MGM Springfield would have a casino floor with about 3,000 slot machines and 100 gambling tables as well as a 250-room hotel and shopping and entertainment space on 14.5 acres, or roughly three city blocks.
Commission member James McHugh, meanwhile, gave the casino plan high marks for its building and site design.
In his review, McHugh praised the casino’s plan to revitalize parts of the downtown and South End neighborhoods badly damaged during a 2011 tornado.
He also noted MGM’s plans to preserve downtown Main Street’s traditional storefront appearance, to save all or part of some historic buildings and to introduce new amenities to the economically struggling city, including a public plaza and ice skating rink, cinema, bowling alley and a trolley stopping at the Basketball Hall of Fame and other city attractions.
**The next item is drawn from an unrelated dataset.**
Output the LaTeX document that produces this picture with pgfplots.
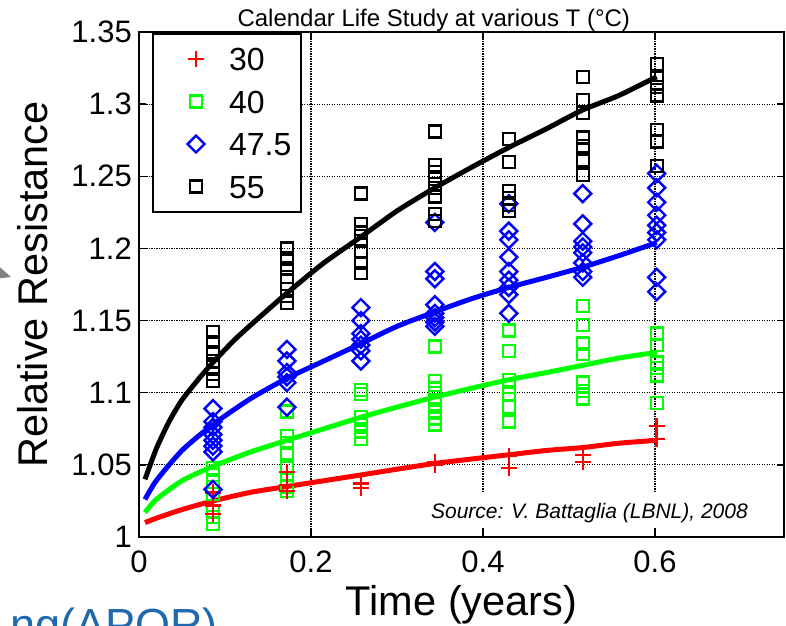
\documentclass[border=0pt]{standalone}
\usepackage{pgfplots}
\pgfplotsset{compat=1.18}
\usepackage{fontspec}
\setmainfont{Liberation Sans}

\definecolor{mred}{RGB}{255,0,0}
\definecolor{mgreen}{RGB}{0,255,0}
\definecolor{mblue}{RGB}{0,0,255}
\definecolor{slideblue}{RGB}{31,105,175}
\definecolor{arrowgray}{RGB}{128,128,128}

\newcommand{\fs}[1]{\fontsize{#1}{#1}\selectfont}

\pgfplotsset{
  redpts/.style={only marks, mark=+, color=mred, mark size=8pt, line width=2.5pt},
  greenpts/.style={only marks, mark=square, color=mgreen, mark size=6pt, line width=2.4pt},
  bluepts/.style={only marks, mark=square, color=mblue, mark size=6pt, line width=2.4pt, mark options={rotate=45}},
  blackpts/.style={only marks, mark=square, color=black, mark size=6pt, line width=2.4pt},
  fitline/.style={no marks, line width=5pt, line join=round, smooth, tension=0.4},
}

\begin{document}
\begin{tikzpicture}
\path[use as bounding box] (-139pt,-88pt) rectangle (647pt,537pt);
\clip (-139pt,-88pt) rectangle (647pt,537pt);
\begin{axis}[
  at={(0pt,0pt)}, anchor=south west,
  scale only axis, width=645pt, height=505pt,
  xmin=0, xmax=0.75, ymin=1, ymax=1.35,
  xtick={0,0.2,0.4,0.6}, xticklabels={0,0.2,0.4,0.6},
  ytick={1,1.05,1.1,1.15,1.2,1.25,1.3,1.35},
  yticklabels={1,1.05,1.1,1.15,1.2,1.25,1.3,1.35},
  /pgf/number format/assume math mode=true,
  tick label style={font=\fs{31}},
  xticklabel style={anchor=base, yshift=-35pt, inner sep=0pt},
  yticklabel style={anchor=east, xshift=-7pt, inner sep=0pt},
  tick align=inside, major tick length=7pt,
  tick style={black, line width=1.5pt},
  axis line style={line width=2pt},
  grid=major,
  major grid style={black, line width=1.2pt, dash pattern=on 1.2pt off 1.3pt},
  title={Calendar Life Study at various T (°C)},
  every axis title/.style={at={(axis description cs:0.457,1)}, anchor=base, yshift=5pt, font=\fs{24}},
  xlabel={Time (years)},
  every axis x label/.style={at={(axis description cs:0.5,0)}, yshift=-78pt, anchor=base, font=\fs{41.5}},
  ylabel={Relative Resistance},
  every axis y label/.style={at={(axis description cs:0,0.5)}, xshift=-91pt, rotate=90, anchor=base, font=\fs{41.5}},
  legend style={at={(axis description cs:0.0202,0.998)}, anchor=north west,
    draw=black, line width=2pt, fill=white, inner xsep=10pt, inner ysep=13.5pt,
    row sep=19.5pt, font=\fs{32},
    nodes={inner sep=0pt, text height=23pt, text depth=0pt},
    /tikz/every even column/.style={}, /tikz/every odd column/.style={}},
  legend cell align=left,
  legend image code/.code={%
    \path[draw=none, fill=none] (-33pt,-11.5pt) rectangle (33pt,11.5pt);
    \draw[#1] plot coordinates {(0pt,0pt)};},
]

% 40 degC measurements
\addplot[greenpts, forget plot] coordinates {
 (0.086,1.048) (0.086,1.043) (0.086,1.038) (0.086,1.030) (0.086,1.018) (0.086,1.014) (0.086,1.009)
 (0.172,1.087) (0.172,1.070) (0.172,1.065) (0.172,1.058) (0.172,1.048) (0.172,1.040) (0.172,1.035) (0.172,1.032)
 (0.258,1.102) (0.258,1.099) (0.258,1.083) (0.258,1.078) (0.258,1.073) (0.258,1.068)
 (0.344,1.132) (0.344,1.108) (0.344,1.103) (0.344,1.097) (0.344,1.092) (0.344,1.087) (0.344,1.082) (0.344,1.078)
 (0.430,1.143) (0.430,1.129) (0.430,1.109) (0.430,1.104) (0.430,1.099) (0.430,1.090) (0.430,1.080)
 (0.516,1.160) (0.516,1.147) (0.516,1.134) (0.516,1.127) (0.516,1.107) (0.516,1.101) (0.516,1.096)
 (0.602,1.141) (0.602,1.133) (0.602,1.121) (0.602,1.117) (0.602,1.112) (0.602,1.093)
};
% 30 degC measurements
\addplot[redpts, forget plot] coordinates {
 (0.086,1.031) (0.086,1.022) (0.086,1.016)
 (0.172,1.045) (0.172,1.036) (0.172,1.032)
 (0.258,1.037) (0.258,1.034)
 (0.344,1.052) (0.344,1.050)
 (0.430,1.056) (0.430,1.048)
 (0.516,1.057) (0.516,1.052)
 (0.602,1.077) (0.602,1.068)
};
% 47.5 degC measurements
\addplot[bluepts, forget plot] coordinates {
 (0.086,1.089) (0.086,1.080) (0.086,1.076) (0.086,1.071) (0.086,1.067) (0.086,1.063) (0.086,1.059) (0.086,1.033)
 (0.172,1.130) (0.172,1.122) (0.172,1.114) (0.172,1.111) (0.172,1.107) (0.172,1.090)
 (0.258,1.159) (0.258,1.150) (0.258,1.141) (0.258,1.137) (0.258,1.133) (0.258,1.129) (0.258,1.122)
 (0.344,1.218) (0.344,1.184) (0.344,1.179) (0.344,1.161) (0.344,1.155) (0.344,1.152) (0.344,1.149) (0.344,1.146)
 (0.430,1.231) (0.430,1.212) (0.430,1.206) (0.430,1.194) (0.430,1.184) (0.430,1.178) (0.430,1.173) (0.430,1.168) (0.430,1.155)
 (0.516,1.238) (0.516,1.217) (0.516,1.205) (0.516,1.201) (0.516,1.197) (0.516,1.190) (0.516,1.184) (0.516,1.180)
 (0.602,1.252) (0.602,1.242) (0.602,1.232) (0.602,1.223) (0.602,1.216) (0.602,1.211) (0.602,1.206) (0.602,1.180) (0.602,1.170)
};
% 55 degC measurements
\addplot[blackpts, forget plot] coordinates {
 (0.086,1.142) (0.086,1.135) (0.086,1.128) (0.086,1.122) (0.086,1.118) (0.086,1.113) (0.086,1.108)
 (0.172,1.200) (0.172,1.193) (0.172,1.186) (0.172,1.180) (0.172,1.172) (0.172,1.167) (0.172,1.162)
 (0.258,1.238) (0.258,1.217) (0.258,1.211) (0.258,1.205) (0.258,1.198) (0.258,1.190) (0.258,1.183)
 (0.344,1.281) (0.344,1.258) (0.344,1.253) (0.344,1.248) (0.344,1.242) (0.344,1.236) (0.344,1.224) (0.344,1.219)
 (0.430,1.276) (0.430,1.260) (0.430,1.240) (0.430,1.235) (0.430,1.230) (0.430,1.226)
 (0.516,1.319) (0.516,1.303) (0.516,1.294) (0.516,1.277) (0.516,1.271) (0.516,1.261) (0.516,1.251)
 (0.602,1.328) (0.602,1.318) (0.602,1.312) (0.602,1.306) (0.602,1.282) (0.602,1.274) (0.602,1.257)
};

% model fits
\addplot[fitline, mred, forget plot] coordinates {
 (0.007,1.010) (0.02,1.013) (0.05,1.019) (0.086,1.025) (0.13,1.031) (0.172,1.035) (0.215,1.039)
 (0.258,1.043) (0.3,1.047) (0.344,1.051) (0.386,1.054) (0.430,1.057) (0.474,1.060) (0.516,1.062)
 (0.558,1.065) (0.602,1.067)
};
\addplot[fitline, mgreen, forget plot] coordinates {
 (0.007,1.017) (0.02,1.026) (0.05,1.039) (0.086,1.049) (0.13,1.059) (0.172,1.067) (0.215,1.075)
 (0.258,1.083) (0.3,1.090) (0.344,1.097) (0.386,1.103) (0.430,1.109) (0.474,1.114) (0.516,1.119)
 (0.558,1.124) (0.602,1.128)
};
\addplot[fitline, mblue, forget plot] coordinates {
 (0.007,1.026) (0.02,1.039) (0.05,1.060) (0.086,1.078) (0.13,1.096) (0.172,1.110) (0.215,1.122)
 (0.258,1.134) (0.3,1.146) (0.344,1.156) (0.386,1.165) (0.430,1.173) (0.474,1.180) (0.516,1.187)
 (0.558,1.195) (0.602,1.204)
};
\addplot[fitline, black, forget plot] coordinates {
 (0.007,1.040) (0.02,1.061) (0.035,1.080) (0.05,1.095) (0.07,1.110) (0.086,1.121) (0.11,1.136)
 (0.13,1.147) (0.172,1.169) (0.215,1.190) (0.258,1.208) (0.3,1.226) (0.344,1.242) (0.386,1.256)
 (0.430,1.270) (0.474,1.283) (0.516,1.296) (0.558,1.306) (0.602,1.319)
};

\addlegendimage{redpts}
\addlegendimage{greenpts}
\addlegendimage{bluepts}
\addlegendimage{blackpts}
\legend{30,40,47.5,55}

\node[fill=white, inner xsep=8pt, inner ysep=6pt, text height=20pt, anchor=base,
      font=\fs{21}\itshape] at (axis description cs:0.6984,0.0376)
      {Source: V. Battaglia (LBNL), 2008};
\end{axis}

% slide elements around the chart
\fill[arrowgray] (-145pt,275pt) -- (-128pt,260pt) -- (-145pt,258pt) -- cycle;
\node[anchor=base east, inner sep=0pt, font=\fs{45}, text=slideblue] at (79pt,-103pt) {ng(APOR)};
\end{tikzpicture}
\end{document}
The five-member commission’s review of MGM’s more than 200-page casino license application continues Wednesday morning at the convention center with a look at the project’s economic development potential.
Commission Chairman Stephen Crosby said the panel should begin formal deliberations Wednesday afternoon, with the goal of reaching an agreement, at least in principle, on possible terms and conditions of the license.
The commission intends to finalize the award Friday.
MGM, which owns the Mirage, Bellagio and other casinos, is the lone operator still seeking the gambling license reserved for the state’s western region.
Lawmakers in 2011 authorized licensing of at least three regional casinos: one in the Boston-area, one around Springfield and one in the Fall River/New Bedford area.